Anytime you hear someone say your favorite fur baby has a medical problem and needs a procedure, I know your heart flutters for a moment. Now that you know more about these diverse and life saving types of endoscopy, I’m sure you realize your veterinarian has ordered a sophisticated and medically advanced procedure for your pet.


Five Money Saving Tips to Cut Expenses on Pet Medical Care

September 4, 2014

dog imageWe all want to save money, but when it comes to our pets, we strive to give them the best of everything.  Here are five tips to help you save money on your pet’s medical expenses and still provide your favorite fur baby with top-notch treatment. 

  1. Be an educated pet owner.
    Start by visiting your local library for a basic book on pet care. Check with your neighborhood veterinarian or animal rescue group to see if they offer classes in pet care. Familiarize yourself with the common signs of illness in your pet. For example, review this slide show about the 10 warning signs of cancer in pets and consider subscribing to our Fur the Love of Pets blog to have pet health information delivered to your inbox weekly.
  2. Don’t skimp on preventive care.
    An annual visit to your pet’s veterinarian is worth its weight in gold. During a routine physical examination, your veterinarian can assess your pet’s risk of contracting a contagious disease, such as parvovirus or Lyme disease, and administer vaccinations or parasite preventatives to protect your pet. Subtle changes in body weight or the ability to ambulate identified during an examination may indicate the need for additional testing, medications to alleviate pain, or a diet adjustment. Without an annual examination, your pet’s undetected illness can spiral out of control and might cost much more than an annual veterinary visit.
  3. Don’t ignore signs of disease such as vomiting, weight loss or inactivity.
    If I had dollar for every time I heard a pet owner attribute signs of disease to something other than disease, I would be rich. Here are just a few examples: “He’s not moving around much anymore, but he is older.” Diagnosis: arthritis. “I think she’s losing weight, but I am feeding her the light food.” Diagnosis: intestinal lymphoma. “He vomits every day, but that’s normal for cats, right?” Diagnosis: chronic kidney disease.
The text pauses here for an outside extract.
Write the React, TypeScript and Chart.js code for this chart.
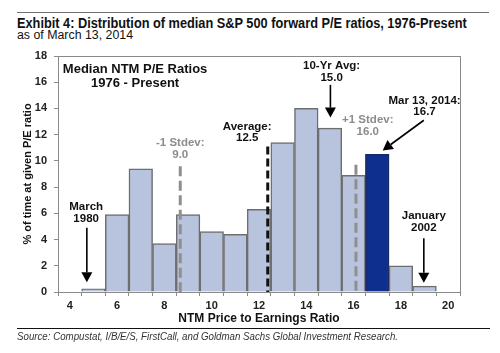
import React, { useEffect, useRef } from "react";
import { Chart, registerables } from "chart.js";

Chart.register(...registerables);

// ---- data ----
const categories = ["4", "5", "6", "7", "8", "9", "10", "11", "12", "13", "14", "15", "16", "17", "18", "19", "20"];
const pctOfTime = [0, 0.25, 5.9, 9.4, 3.7, 5.9, 4.6, 4.4, 6.3, 11.4, 14.0, 12.5, 8.9, 10.5, 2.0, 0.45, 0];
const highlightCategory = "17";
const yTicks = [0, 2, 4, 6, 8, 10, 12, 14, 16, 18];

// reference lines: P/E position and top value
const stdevLow = { at: 8.67, top: 9.6 };
const averageLine = { at: 12.37, top: 11.1 };
const stdevHigh = { at: 16.1, top: 9.7 };

// arrows: from (pe, value) to (pe, value)
const arrowMarch1980 = { from: [4.72, 4.9], to: [4.72, 0.75] };
const arrowTenYr = { from: [15.02, 15.8], to: [15.02, 13.3] };
const arrowMar2014 = { from: [18.97, 13.1], to: [17.23, 10.8] };
const arrowJan2002 = { from: [18.97, 4.1], to: [18.97, 0.7] };

// labels: lines, anchor (pe, value of first line)
const annotationLabels: { lines: string[]; at: [number, number]; gray?: boolean; big?: boolean }[] = [
  { lines: ["Median NTM P/E Ratios", "1976 - Present"], at: [6.76, 17.0], big: true },
  { lines: ["March", "1980"], at: [4.69, 6.48] },
  { lines: ["-1 Stdev:", "9.0"], at: [8.67, 11.37], gray: true },
  { lines: ["Average:", "12.5"], at: [11.5, 12.6] },
  { lines: ["10-Yr Avg:", "15.0"], at: [15.07, 17.24] },
  { lines: ["+1 Stdev:", "16.0"], at: [16.6, 13.12], gray: true },
  { lines: ["Mar 13, 2014:", "16.7"], at: [19.0, 14.6] },
  { lines: ["January", "2002"], at: [18.97, 5.8] },
];

const titleText = "Exhibit 4: Distribution of median S&P 500 forward P/E ratios, 1976-Present";
const subtitleText = "as of March 13, 2014";
const sourceText = "Source: Compustat, I/B/E/S, FirstCall, and Goldman Sachs Global Investment Research.";
const xTitle = "NTM Price to Earnings Ratio";
const yTitle = "% of time at given P/E ratio";

const FONT = "Arial, 'Liberation Sans', sans-serif";

const annotationPlugin = {
  id: "annotations",
  afterDatasetsDraw(chart: any) {
    const { ctx, chartArea, scales } = chart;
    const x = scales.x;
    const y = scales.y;
    const x0 = x.getPixelForValue(0);
    const step = x.getPixelForValue(1) - x0;
    const px = (pe: number) => x0 + (pe - 4) * step;
    const py = (v: number) => y.getPixelForValue(v);

    ctx.save();
    ctx.strokeStyle = "#8a8a8a";
    ctx.lineWidth = 1;
    ctx.strokeRect(chartArea.left + 0.5, chartArea.top + 0.5, chartArea.right - chartArea.left, chartArea.bottom - chartArea.top);

    const dashLine = (l: { at: number; top: number }, color: string, dash: number[]) => {
      ctx.beginPath();
      ctx.setLineDash(dash);
      ctx.strokeStyle = color;
      ctx.lineWidth = 3;
      ctx.moveTo(px(l.at), py(l.top));
      ctx.lineTo(px(l.at), py(0));
      ctx.stroke();
    };
    dashLine(stdevLow, "#8f8f8f", [10, 4.5]);
    dashLine(stdevHigh, "#8f8f8f", [10, 4.5]);
    dashLine(averageLine, "#111111", [8, 4]);
    ctx.setLineDash([]);

    const arrow = (a: { from: number[]; to: number[] }) => {
      const x1 = px(a.from[0]), y1 = py(a.from[1]);
      const x2 = px(a.to[0]), y2 = py(a.to[1]);
      const ang = Math.atan2(y2 - y1, x2 - x1);
      const head = 10;
      const bx = x2 - head * Math.cos(ang), by = y2 - head * Math.sin(ang);
      ctx.strokeStyle = "#000";
      ctx.fillStyle = "#000";
      ctx.lineWidth = 1.6;
      ctx.beginPath();
      ctx.moveTo(x1, y1);
      ctx.lineTo(bx, by);
      ctx.stroke();
      ctx.beginPath();
      ctx.moveTo(x2, y2);
      ctx.lineTo(bx + 5.5 * Math.cos(ang + Math.PI / 2), by + 5.5 * Math.sin(ang + Math.PI / 2));
      ctx.lineTo(bx + 5.5 * Math.cos(ang - Math.PI / 2), by + 5.5 * Math.sin(ang - Math.PI / 2));
      ctx.closePath();
      ctx.fill();
    };
    [arrowMarch1980, arrowTenYr, arrowMar2014, arrowJan2002].forEach(arrow);

    ctx.textAlign = "center";
    ctx.textBaseline = "middle";
    annotationLabels.forEach((lab) => {
      const size = lab.big ? 13 : 11.5;
      const lh = lab.big ? 14 : 11.5;
      ctx.font = `bold ${size}px ${FONT}`;
      ctx.fillStyle = lab.gray ? "#8c8c8c" : "#111";
      lab.lines.forEach((t, i) => {
        ctx.fillText(t, px(lab.at[0]), py(lab.at[1]) + i * lh);
      });
    });
    ctx.restore();
  },
};

function fitScale(text: string, font: string, target: number): number {
  const c = document.createElement("canvas").getContext("2d");
  if (!c) return 1;
  c.font = font;
  const w = c.measureText(text).width;
  return w > 0 ? target / w : 1;
}

export default function App() {
  const canvasRef = useRef<HTMLCanvasElement | null>(null);
  const titleRef = useRef<HTMLDivElement | null>(null);
  const subRef = useRef<HTMLDivElement | null>(null);
  const srcRef = useRef<HTMLDivElement | null>(null);

  useEffect(() => {
    document.body.style.margin = "0";
    if (titleRef.current) titleRef.current.style.transform = `scaleX(${fitScale(titleText, `bold 14px ${FONT}`, 450)})`;
    if (subRef.current) subRef.current.style.transform = `scaleX(${fitScale(subtitleText, `12px ${FONT}`, 116)})`;
    if (srcRef.current) srcRef.current.style.transform = `scaleX(${fitScale(sourceText, `italic 10px ${FONT}`, 381)})`;

    const canvas = canvasRef.current;
    if (!canvas) return;
    const chart = new Chart(canvas, {
      type: "bar",
      data: {
        labels: categories,
        datasets: [
          {
            data: pctOfTime,
            backgroundColor: categories.map((c) => (c === highlightCategory ? "#0f2f8e" : "#b8c4de")),
            borderColor: categories.map((c) => (c === highlightCategory ? "#1b2a5e" : "#6e6e6e")),
            borderWidth: 1.5,
            barPercentage: 1,
            categoryPercentage: 1,
          },
        ],
      },
      options: {
        animation: false,
        responsive: false,
        maintainAspectRatio: false,
        layout: { padding: { top: 56, right: 40, bottom: 25, left: 0 } },
        plugins: { legend: { display: false }, tooltip: { enabled: false } },
        scales: {
          x: {
            grid: { drawOnChartArea: false, drawTicks: true, tickLength: 4, color: "#8a8a8a" },
            border: { color: "#8a8a8a" },
            ticks: {
              autoSkip: false,
              maxRotation: 0,
              padding: 3,
              color: "#222",
              font: { family: FONT, size: 11, weight: "bold" },
              callback: (_v: any, i: number) => (i % 2 === 0 ? categories[i] : ""),
            },
            title: {
              display: true,
              text: xTitle,
              color: "#111",
              font: { family: FONT, size: 12, weight: "bold" },
              padding: { top: 0, bottom: 2 },
            },
            afterFit: (s: any) => {
              s.height = 36;
            },
          },
          y: {
            min: 0,
            max: 18,
            afterBuildTicks: (s: any) => {
              s.ticks = yTicks.map((v) => ({ value: v }));
            },
            grid: { drawOnChartArea: false, drawTicks: true, tickLength: 4, color: "#8a8a8a" },
            border: { color: "#8a8a8a" },
            ticks: {
              padding: 7,
              color: "#222",
              font: { family: FONT, size: 11, weight: "bold" },
            },
            title: {
              display: true,
              text: yTitle,
              color: "#111",
              font: { family: FONT, size: 11, weight: "bold" },
              padding: { top: 21, bottom: 0 },
            },
            afterFit: (s: any) => {
              s.width = 58;
            },
          },
        },
      },
      plugins: [annotationPlugin],
    } as any);
    return () => chart.destroy();
  }, []);

  return (
    <div style={{ position: "relative", width: 500, height: 353, background: "#fff", fontFamily: FONT, overflow: "hidden" }}>
      <div style={{ position: "absolute", left: 17, top: 12, width: 472, height: 0, borderTop: "1.5px solid #707070" }} />
      <div ref={titleRef} style={{ position: "absolute", left: 17, top: 14.5, fontSize: 14, fontWeight: "bold", color: "#111", whiteSpace: "nowrap", lineHeight: "16px", transformOrigin: "0 0" }}>
        {titleText}
      </div>
      <div ref={subRef} style={{ position: "absolute", left: 17, top: 27.5, fontSize: 12, color: "#111", whiteSpace: "nowrap", lineHeight: "14px", transformOrigin: "0 0" }}>
        {subtitleText}
      </div>
      <canvas ref={canvasRef} width={500} height={353} style={{ position: "absolute", left: 0, top: 0 }} />
      <div style={{ position: "absolute", left: 17, top: 328, width: 473, height: 0, borderTop: "1.5px solid #111" }} />
      <div ref={srcRef} style={{ position: "absolute", left: 17, top: 331, fontSize: 10, fontStyle: "italic", color: "#333", whiteSpace: "nowrap", lineHeight: "12px", transformOrigin: "0 0" }}>
        {sourceText}
      </div>
    </div>
  );
}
Don’t miss an opportunity to be proactive and keep your pet healthy and pain-free by quickly recognizing signs of disease.
  4. Create a safe, but enriched environment for your pet.
    One of the most common reasons for pet admissions to The AMC Emergency Service results from hazards in the home. In the month of August alone, AMC emergency and critical care veterinarians treated pets for ingestion of human foods toxic to pets, such as xylitol and chocolate; rat poison intoxication; and consumption of human prescription and recreational drugs, especially marijuanaFalls from open windows without screens commonly result in feline ER visits and hospitalization for shock and broken bones. In addition to pet-proofing your home, protect your pet by creating activities to keep Fluffy and Fido busy during the day using feeding toys, a cat tree or mechanized toys. There are many ways to create an enriched backyard for your dog. Some of these ideas can be adapted for indoor cats as well. 
  5. Invest in pet insurance.
    Purchasing the right pet insurance requires you to invest some of your time into researching the best policy for your family and your pet. The strength of some policies lies in the area of preventive care. These policies cover annual wellness visits and medications to prevent fleas, ticks and heartworms. Other policies lean towards covering catastrophic medical care, such as emergency surgery or hospitalization for diseases like heart failure or kidney disease. Purebred dog and cat aficionados should scrutinize potential policies carefully for any breed related exclusions. As you review policies, keep in mind some charge additional fees to cover expensive treatments such as chemotherapy.

So now you are an educated, proactive pet owner with a pet safe home and a well insured pet, I’ll bet that makes both you and your pet sleep better at night.